La mostra racconterà con centotrenta opere, tra installazioni e opere a parete, il punto di vista di questo grande artista ed intellettuale, mettendoci a confronto, attraverso i suoi lavori, con i capitoli “caldi” della nostra storia recente, dalle macerie della Seconda guerra mondiale agli avvenimenti della politica internazionale che hanno sconquassato il mondo negli anni Sessanta e Settanta e ben oltre, fino alle soglie del Duemila.
Cadenzato da un allestimento progettato dallo studio di architettura Alvisi Kirimoto, il percorso suggerisce al visitatore due livelli di lettura: da una parte grande protagonista è la pittura, il gigantismo delle opere, la potenza del segno, la forza della materia, la risonanza della luce, dei bianchi e neri e del colore.

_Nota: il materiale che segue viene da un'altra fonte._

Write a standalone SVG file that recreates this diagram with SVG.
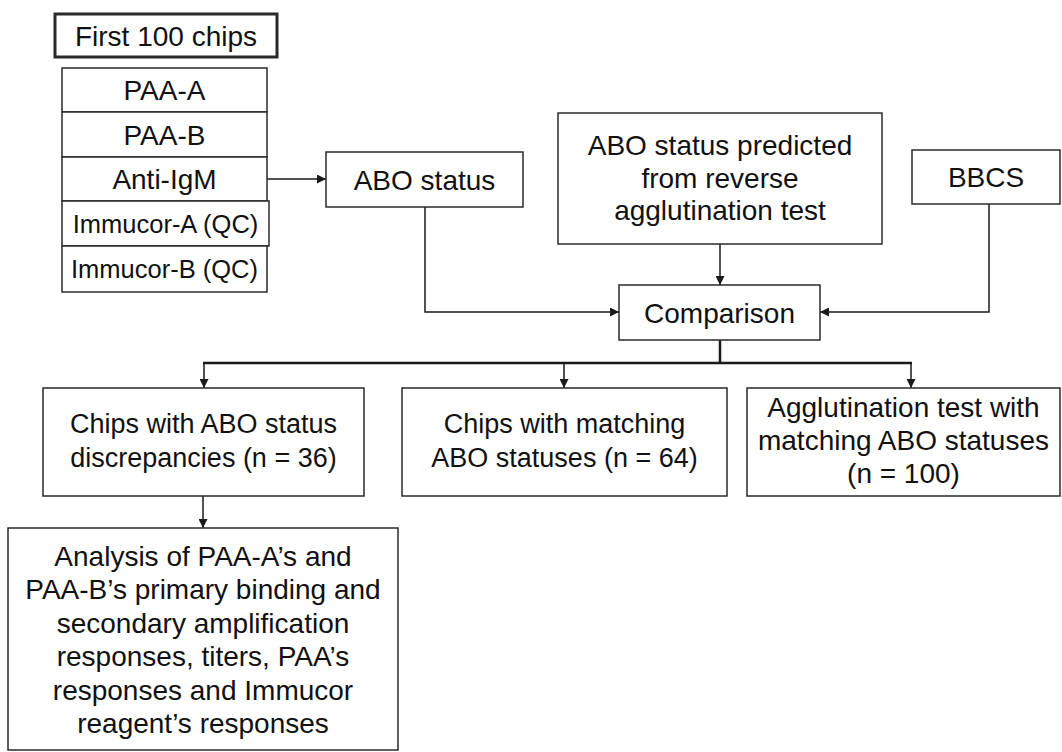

Un’epifania che ha la massima espressione nelle tre grandi installazioni, poste al centro dello straordinario spazio espositivo al terzo piano del museo, ben 1.300 metri quadrati: Absurdes Berliner Tagebuch ’64 (1964), Tondi e Dischi (1985-1995), …in continuum, compenetrazioni/traslati ’87/’88 (1987-1988). Dall’altra parte è il resoconto della storia a farsi protagonista con una decina di lavori disposti in sequenza cronologica, come tappe di una via crucis laica, sulle bianche pareti perimetrali della sala. Sono opere nate dall’impellente necessità di Vedova di dare voce a quel “malessere tra l’essere dentro questa società e il volerne un’altra” (Emilio Vedova, 1968) . L’esposizione “Rivoluzione Vedova”, è visitabile all’M9 Museo del Novecento di Mestre fino al 26 novembre 2023.